Zennaro infatti verrà trasferito in un altro carcere, quello di Omdurman, considerato “migliore” dai giudici locali ma dove le condizioni di Zennaro, di contro, erano pure peggiorate. Dietro pagamento di ben 400mila euro alla ditta acquirente filogovernativa Gallabi&Sons per Zennaro si aprivano le porte del carcere (nonostante una seconda causa sempre per motivi economici con un’altra ditta sudanese) ed il proscioglimento dall’accusa penale che, però, non faceva decadere le doglianze della ditta acquirente in sede civile.
In Sudan, infatti, basta una causa civile per bloccare le richieste di rimpatrio con tutti i guai che una permanenza in questo Paese comporta. Poi accadeva un fatto assai strano. Si scopriva infatti che a richiedere il mandato di arresto ai giudici sudanesi era stato tale Ayman Gallabi (stranamente amministratore della ditta che si riteneva frodata) che ha svolto il ruolo di mediatore nella vendita e che sembra sia stato anche l’autore dei controlli che hanno portato all’accusa di frode contro il professionista veneto.
Nel frattempo la Farnesina, attivando l’unità di crisi, inviava a Khartoum Luigi Vignali, direttore generale per gli italiani all’estero e le politiche migratorie, che ha eseguito le opportune pressioni diplomatiche per la liberazione dell’ingegnere che si trova presso l’hotel Akropole e che dovrà presentarsi il 9 agosto, ancora una volta, davanti ai giudici per quella che dovrebbe essere l’ultima udienza prima del rientro in Italia.
Poi accadeva un fatto assai strano: Ayman Gallabi, il 21 maggio scorso, veniva ritrovato cadavere nelle acque del Nilo, morto in circostanze misteriose come avrebbero riferito fonti di polizia.
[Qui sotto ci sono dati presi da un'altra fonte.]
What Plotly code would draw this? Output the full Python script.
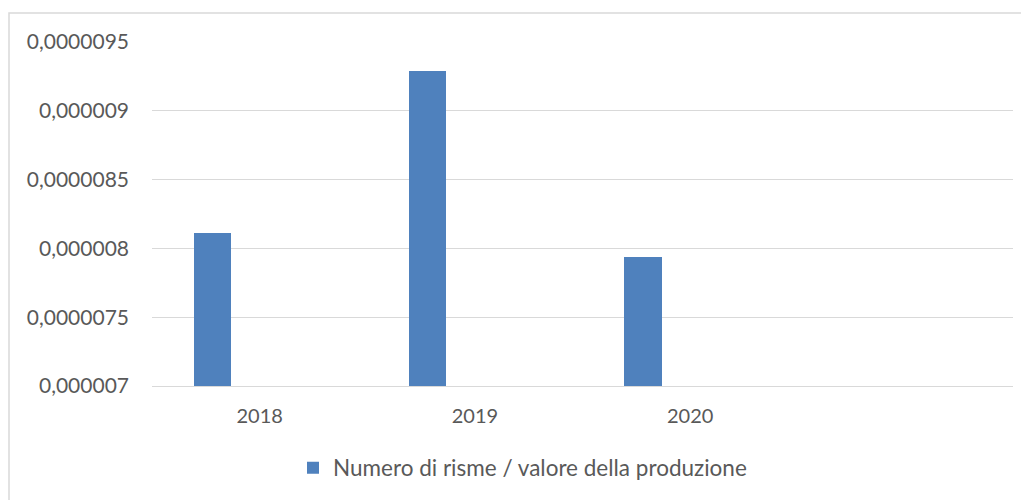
import plotly.graph_objects as go

# data
years = ["2018", "2019", "2020"]
values = [0.00000811, 0.00000929, 0.00000794]
series_name = "Numero di risme / valore della produzione"

y_ticks = [0.000007, 0.0000075, 0.000008, 0.0000085, 0.000009, 0.0000095]
y_ticklabels = ["0,000007", "0,0000075", "0,000008", "0,0000085", "0,000009", "0,0000095"]

# the page body adds an 8px offset, so the figure is a bit smaller
W, H = 1021, 492
left, right, top, bottom = 144, 16, 34, 114
pw = W - left - right
ph = H - top - bottom

xs = list(range(len(years)))

fig = go.Figure()
fig.add_trace(go.Bar(x=xs, y=values, name=series_name,
                     marker=dict(color="#4F81BD", line=dict(width=0)),
                     offset=-0.306, width=0.173))

fig.update_layout(
    width=W, height=H,
    margin=dict(l=left, r=right, t=top, b=bottom),
    paper_bgcolor="white", plot_bgcolor="white",
    font=dict(family="Lato", size=20, color="#595959"),
    showlegend=True,
    legend=dict(orientation="h", xref="container", yref="container",
                x=(333 - 8 - 40) / W, y=1 - (468 - 8) / H,
                xanchor="left", yanchor="middle",
                font=dict(size=22.5, color="#595959")),
    bargap=0,
)

fig.update_xaxes(range=[-0.5, 3.5], tickvals=xs, ticktext=years,
                 showgrid=False, zeroline=False, showline=True,
                 linecolor="#D9D9D9", linewidth=1, ticks="",
                 ticklabelstandoff=12)
fig.update_yaxes(range=[0.000007, 0.0000095], tickvals=y_ticks, ticktext=y_ticklabels,
                 tickfont=dict(size=21),
                 showgrid=True, gridcolor="#D9D9D9", gridwidth=1,
                 zeroline=False, showline=False, ticks="",
                 ticklabelstandoff=22)

# chart border like the Excel chart area
fig.add_shape(type="rect", xref="paper", yref="paper",
              x0=(1 - left) / pw, x1=(W + 5 - left) / pw,
              y0=-(H + 5 - top - ph) / ph, y1=(H - bottom - 5) / ph,
              line=dict(color="#D9D9D9", width=1.5), fillcolor="rgba(0,0,0,0)",
              layer="below")

fig.write_html("out.html")
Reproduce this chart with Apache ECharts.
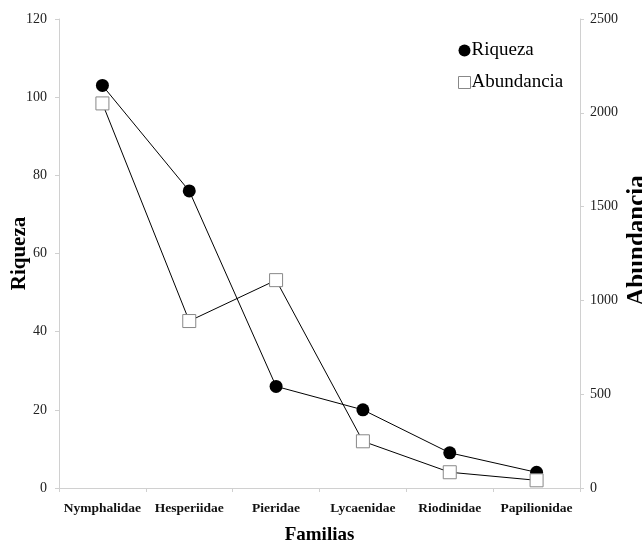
<!DOCTYPE html>
<html><head><meta charset="utf-8">
<script src="https://cdn.jsdelivr.net/npm/echarts@6/dist/echarts.min.js"></script>
<style>html,body{margin:0;padding:0;background:#fff}#c{width:642px;height:542px}</style>
</head><body><div id="c"></div>
<script>
const categories = ['Nymphalidae','Hesperiidae','Pieridae','Lycaenidae','Riodinidae','Papilionidae'];
const riqueza = [103, 76, 26, 20, 9, 4];
const abundancia = [2050, 890, 1108, 249, 84, 41];
const leftTicks = {min: 0, max: 120, interval: 20};
const rightTicks = {min: 0, max: 2500, interval: 500};

const font = 'Liberation Serif';
const axisLineGray = '#d0d0d0';
const chart = echarts.init(document.getElementById('c'), null, {renderer: 'canvas'});
chart.setOption({
  animation: false,
  backgroundColor: '#fff',
  grid: {left: 59, right: 62, top: 19, bottom: 54, containLabel: false, outerBoundsMode: 'none'},
  legend: {
    orient: 'vertical', left: 453, top: 36, itemGap: 13, itemWidth: 12, itemHeight: 12,
    textStyle: {fontFamily: font, fontSize: 19, color: '#000', padding: [0,0,0,-4]},
    data: [
      {name: 'Riqueza', icon: 'circle', itemStyle: {color: '#000', borderWidth: 0}},
      {name: 'Abundancia', icon: 'rect', itemStyle: {color: '#fff', borderColor: '#888', borderWidth: 1}}
    ]
  },
  xAxis: {
    type: 'category', data: categories, boundaryGap: true,
    name: 'Familias', nameLocation: 'middle', nameGap: 38, nameMoveOverlap: false,
    nameTextStyle: {fontFamily: font, fontSize: 19, fontWeight: 'bold', color: '#000'},
    axisLine: {lineStyle: {color: axisLineGray, width: 1}},
    axisTick: {show: true, alignWithLabel: false, length: 4, lineStyle: {color: axisLineGray}},
    axisLabel: {fontFamily: font, fontSize: 13.5, fontWeight: 'bold', color: '#111', margin: 14, interval: 0},
    splitLine: {show: false}
  },
  yAxis: [
    {
      type: 'value', position: 'left', min: leftTicks.min, max: leftTicks.max, interval: leftTicks.interval,
      name: 'Riqueza', nameLocation: 'middle', nameGap: 29, nameRotate: 90, nameMoveOverlap: false,
      nameTextStyle: {fontFamily: font, fontSize: 21, fontWeight: 'bold', color: '#000'},
      axisLine: {show: true, lineStyle: {color: axisLineGray, width: 1}},
      axisTick: {show: true, length: 4, lineStyle: {color: axisLineGray}},
      axisLabel: {fontFamily: font, fontSize: 14, color: '#222', margin: 12},
      splitLine: {show: false}
    },
    {
      type: 'value', position: 'right', min: rightTicks.min, max: rightTicks.max, interval: rightTicks.interval,
      name: 'Abundancia', nameLocation: 'middle', nameGap: 45, nameRotate: 90, nameMoveOverlap: false,
      nameTextStyle: {fontFamily: font, fontSize: 25, fontWeight: 'bold', color: '#000', padding: [0, 0, 0, 26]},
      axisLine: {show: true, lineStyle: {color: axisLineGray, width: 1}},
      axisTick: {show: true, length: 4, lineStyle: {color: axisLineGray}},
      axisLabel: {fontFamily: font, fontSize: 14, color: '#222', margin: 10, formatter: v => String(v)},
      splitLine: {show: false}
    }
  ],
  series: [
    {
      name: 'Riqueza', type: 'line', yAxisIndex: 0, data: riqueza,
      symbol: 'circle', symbolSize: 13,
      itemStyle: {color: '#000', borderWidth: 0},
      lineStyle: {color: '#000', width: 1}, z: 2
    },
    {
      name: 'Abundancia', type: 'line', yAxisIndex: 1, data: abundancia,
      symbol: 'rect', symbolSize: 13,
      itemStyle: {color: '#fff', borderColor: '#888', borderWidth: 1},
      lineStyle: {color: '#000', width: 1}, z: 3
    }
  ]
});
</script></body></html>
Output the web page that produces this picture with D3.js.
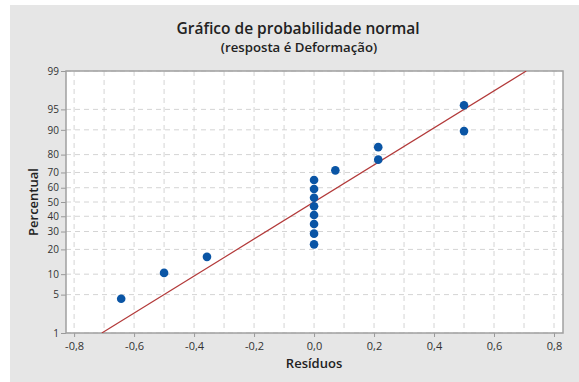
<!DOCTYPE html>
<html>
<head>
<meta charset="utf-8">
<script src="https://cdn.jsdelivr.net/npm/d3@7"></script>
<style>
  body { margin: 0; background: #fff; }
  svg { display: block; font-family: 'Open Sans', 'Noto Sans', sans-serif; }
</style>
</head>
<body>
<script>
var residuos = [-0.643, -0.5, -0.357, 0, 0, 0, 0, 0, 0, 0, 0, 0.071, 0.214, 0.214, 0.5, 0.5]
var percentual = [4.3, 10.4, 16.5, 22.6, 28.7, 34.8, 40.9, 47.0, 53.0, 59.1, 65.2, 71.3, 77.4, 83.5, 89.6, 95.7]

var yTicks = [1, 5, 10, 20, 30, 40, 50, 60, 70, 80, 90, 95, 99]
var xTicks = [-0.8, -0.6, -0.4, -0.2, 0, 0.2, 0.4, 0.6, 0.8]
var xGrid = [-0.8, -0.7, -0.6, -0.5, -0.4, -0.3, -0.2, -0.1, 0, 0.1, 0.2, 0.3, 0.4, 0.5, 0.6, 0.7, 0.8]

var W = 579
var H = 382
var margin = { top: 71, right: 16, bottom: 49, left: 66 }
var width = W - margin.left - margin.right
var height = H - margin.top - margin.bottom

// inverse normal cdf (Acklam)
function probit (p) {
  var a = [-39.69683028665376, 220.9460984245205, -275.9285104469687, 138.3577518672690, -30.66479806614716, 2.506628277459239]
  var b = [-54.47609879822406, 161.5858368580409, -155.6989798598866, 66.80131188771972, -13.28068155288572]
  var c = [-0.007784894002430293, -0.3223964580411365, -2.400758277161838, -2.549732539343734, 4.374664141464968, 2.938163982698783]
  var d = [0.007784695709041462, 0.3224671290700398, 2.445134137142996, 3.754408661907416]
  var q, r
  if (p < 0.02425) {
    q = Math.sqrt(-2 * Math.log(p))
    return (((((c[0] * q + c[1]) * q + c[2]) * q + c[3]) * q + c[4]) * q + c[5]) / ((((d[0] * q + d[1]) * q + d[2]) * q + d[3]) * q + 1)
  }
  if (p > 1 - 0.02425) return -probit(1 - p)
  q = p - 0.5
  r = q * q
  return (((((a[0] * r + a[1]) * r + a[2]) * r + a[3]) * r + a[4]) * r + a[5]) * q / (((((b[0] * r + b[1]) * r + b[2]) * r + b[3]) * r + b[4]) * r + 1)
}

var x = d3.scaleLinear()
  .domain([-0.827, 0.83])
  .range([0, width])

var z = d3.scaleLinear()
  .domain([probit(0.01), probit(0.99)])
  .range([height, 0])

function y (pct) { return z(probit(pct / 100)) }

function fmt (v) { return d3.format('.1f')(v).replace('\u2212', '-').replace('.', ',') }

var svg = d3.select('body').append('svg')
  .attr('width', W)
  .attr('height', H)

svg.append('rect')
  .attr('x', 10).attr('y', 5)
  .attr('width', W - 10).attr('height', H - 5)
  .attr('fill', '#e6e6e6')

svg.append('text')
  .attr('x', 298).attr('y', 33.5)
  .attr('text-anchor', 'middle')
  .attr('font-size', 15.5)
  .attr('font-weight', 600)
  .attr('fill', '#222')
  .text('Gráfico de probabilidade normal')

svg.append('text')
  .attr('x', 299).attr('y', 52)
  .attr('text-anchor', 'middle')
  .attr('font-size', 13.2)
  .attr('font-weight', 600)
  .attr('fill', '#222')
  .text('(resposta é Deformação)')

var g = svg.append('g')
  .attr('transform', 'translate(' + margin.left + ',' + margin.top + ')')

g.append('rect')
  .attr('width', width).attr('height', height)
  .attr('fill', '#fff')

// grid
g.selectAll('.vgrid').data(xGrid).enter().append('line')
  .attr('class', 'vgrid')
  .attr('x1', function (d) { return x(d) }).attr('x2', function (d) { return x(d) })
  .attr('y1', 0).attr('y2', height)
  .attr('stroke', '#d4d4d4').attr('stroke-dasharray', '5,4')

g.selectAll('.hgrid').data(yTicks).enter().append('line')
  .attr('class', 'hgrid')
  .attr('x1', 0).attr('x2', width)
  .attr('y1', function (d) { return y(d) }).attr('y2', function (d) { return y(d) })
  .attr('stroke', '#d4d4d4').attr('stroke-dasharray', '5,4')

// axes
var yAxis = g.append('g')
  .call(d3.axisLeft(z)
    .tickValues(yTicks.map(function (d) { return probit(d / 100) }))
    .tickSize(5)
    .tickPadding(2)
    .tickFormat(function (d, i) { return yTicks[i] }))
yAxis.select('.domain').remove()

var xAxis = g.append('g')
  .attr('transform', 'translate(0,' + height + ')')
  .call(d3.axisBottom(x)
    .tickValues(xTicks)
    .tickSize(4)
    .tickPadding(5)
    .tickFormat(fmt))
xAxis.select('.domain').remove()

g.selectAll('.tick line').attr('stroke', '#999')
g.selectAll('.tick text')
  .attr('fill', '#333')
  .attr('font-family', "'Open Sans', 'Noto Sans', sans-serif")
yAxis.selectAll('.tick text').attr('font-size', 10)
xAxis.selectAll('.tick text').attr('font-size', 11)

g.append('rect')
  .attr('width', width).attr('height', height)
  .attr('fill', 'none')
  .attr('stroke', '#a0a0a0').attr('stroke-width', 1.5)

// fitted line
var mu = d3.mean(residuos)
var sd = d3.deviation(residuos)
var clip = g.append('clipPath').attr('id', 'clip')
clip.append('rect').attr('width', width).attr('height', height)

g.append('line')
  .attr('clip-path', 'url(#clip)')
  .attr('x1', x(mu + sd * probit(0.01))).attr('y1', y(1))
  .attr('x2', x(mu + sd * probit(0.99))).attr('y2', y(99))
  .attr('stroke', '#b33a3a').attr('stroke-width', 1.2)

g.selectAll('.pt').data(residuos).enter().append('circle')
  .attr('class', 'pt')
  .attr('cx', function (d) { return x(d) })
  .attr('cy', function (d, i) { return y(percentual[i]) })
  .attr('r', 4.3)
  .attr('fill', '#0a55a5')

svg.append('text')
  .attr('x', margin.left + x(0)).attr('y', 368)
  .attr('text-anchor', 'middle')
  .attr('font-size', 13)
  .attr('font-weight', 600)
  .attr('fill', '#222')
  .text('Resíduos')

svg.append('text')
  .attr('transform', 'translate(38,' + (margin.top + height / 2) + ') rotate(-90)')
  .attr('text-anchor', 'middle')
  .attr('font-size', 13)
  .attr('font-weight', 600)
  .attr('fill', '#222')
  .text('Percentual')
</script>
</body>
</html>
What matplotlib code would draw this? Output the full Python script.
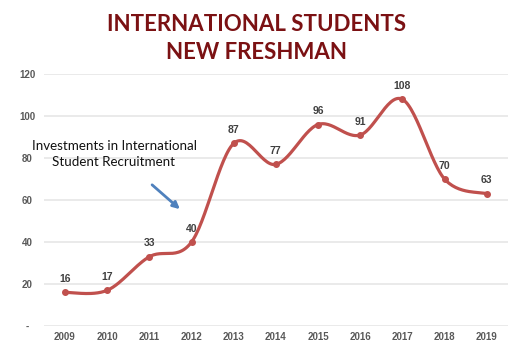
import matplotlib
matplotlib.use("Agg")
import matplotlib.pyplot as plt
import numpy as np

years = ["2009", "2010", "2011", "2012", "2013", "2014", "2015", "2016", "2017", "2018", "2019"]
students = [16, 17, 33, 40, 87, 77, 96, 91, 108, 70, 63]
ytick_vals = [0, 20, 40, 60, 80, 100, 120]
ytick_labels = ["-", "20", "40", "60", "80", "100", "120"]

def smooth(xs, ys, n=30):
    xs = np.asarray(xs, float); ys = np.asarray(ys, float)
    px = np.concatenate([[xs[0]], xs, [xs[-1]]])
    py = np.concatenate([[ys[0]], ys, [ys[-1]]])
    ox, oy = [], []
    t = np.linspace(0, 1, n)
    for i in range(1, len(px) - 2):
        p0, p1, p2, p3 = [np.array([px[j], py[j]]) for j in (i - 1, i, i + 1, i + 2)]
        c1 = p1 + (p2 - p0) / 6.0
        c2 = p2 - (p3 - p1) / 6.0
        b = ((1 - t) ** 3)[:, None] * p1 + (3 * (1 - t) ** 2 * t)[:, None] * c1 \
            + (3 * (1 - t) * t ** 2)[:, None] * c2 + (t ** 3)[:, None] * p2
        ox.extend(b[:, 0]); oy.extend(b[:, 1])
    return np.array(ox), np.array(oy)

fig = plt.figure(figsize=(5.29, 3.53), dpi=100)
ax = fig.add_axes([0.083, 0.0765, 0.877, 0.7135])

x = np.arange(len(years))
sx, sy = smooth(x, students)
red = "#C0504D"
ax.plot(sx, sy, color=red, lw=2.3, solid_capstyle="round", zorder=3)
ax.plot(x, students, "o", color=red, ms=4, zorder=4)

for xi, v in zip(x, students):
    ax.annotate(str(v), (xi, v), xytext=(0, 6), textcoords="offset points",
                ha="center", va="bottom", fontsize=7.5, fontweight="bold",
                color="#404040", family="Liberation Sans")

ax.set_xlim(-0.5, len(years) - 0.5)
ax.set_ylim(0, 120)
ax.set_yticks(ytick_vals)
ax.set_yticklabels(ytick_labels)
ax.set_xticks(x)
ax.set_xticklabels(years)
for lab in ax.get_xticklabels() + ax.get_yticklabels():
    lab.set_fontsize(7)
    lab.set_fontweight("bold")
    lab.set_color("#595959")
    lab.set_family("Liberation Sans")
ax.tick_params(axis="x", length=0, pad=4.5)
ax.tick_params(axis="y", length=0, pad=12)
for lab in ax.get_yticklabels():
    lab.set_horizontalalignment("center")
ax.grid(axis="y", color="#E6E6E6", lw=1.2)
ax.set_axisbelow(True)
for s in ax.spines.values():
    s.set_visible(False)

fig.text(0.485, 0.93, "INTERNATIONAL STUDENTS", ha="center", va="center",
         fontsize=16, fontweight="bold", color="#7B1113", family="Lato")
fig.text(0.485, 0.852, "NEW FRESHMAN", ha="center", va="center",
         fontsize=16, fontweight="bold", color="#7B1113", family="Lato")

fig.text(114 / 529, 1 - 146 / 353, "Investments in International", ha="center",
         va="center", fontsize=9.6, color="#111111", family="Lato")
fig.text(114 / 529, 1 - 162 / 353, "Student Recruitment", ha="center",
         va="center", fontsize=9.6, color="#111111", family="Lato")
ax.annotate("", xy=(182 / 529, 1 - 211 / 353), xytext=(150 / 529, 1 - 183 / 353),
            xycoords="figure fraction", textcoords="figure fraction",
            arrowprops=dict(arrowstyle="-|>", color="#4F81BD", lw=2, mutation_scale=10))

fig.savefig("out.png", dpi=100)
Che cosa c’è dietro la vicenda dell’imprenditore veneto e che ricorda tanto quella di Giulio Regeni finita molto peggio?
Il procuratore generale di Karthum avrebbe poi disposto la scarcerazione di Zennaro il cui arresto era stato richiesto da Abdallah Ahmed, fedelissimo del generale Mohamed Hamdan Dagalo, vicepresidente del Consiglio militare di transizione dopo il colpo di stato sudanese del 2019. Ahamed sarebbe stato il vero cliente di Zennaro che, attraverso il prestanome Gallabi, avrebbe acquistato i trasformatori “non conformi” per i quali avrebbe richiesto un danno stimato in 700mila euro:
”… Abbiamo attivato tutte le forze in campo, anche a livello locale – ha detto Luca Zaia, governatore del Veneto – per chiudere questa partita e portare a casa Zennaro…”. Solo ricatti per soldi dietro il “sequestro” del professionista italiano?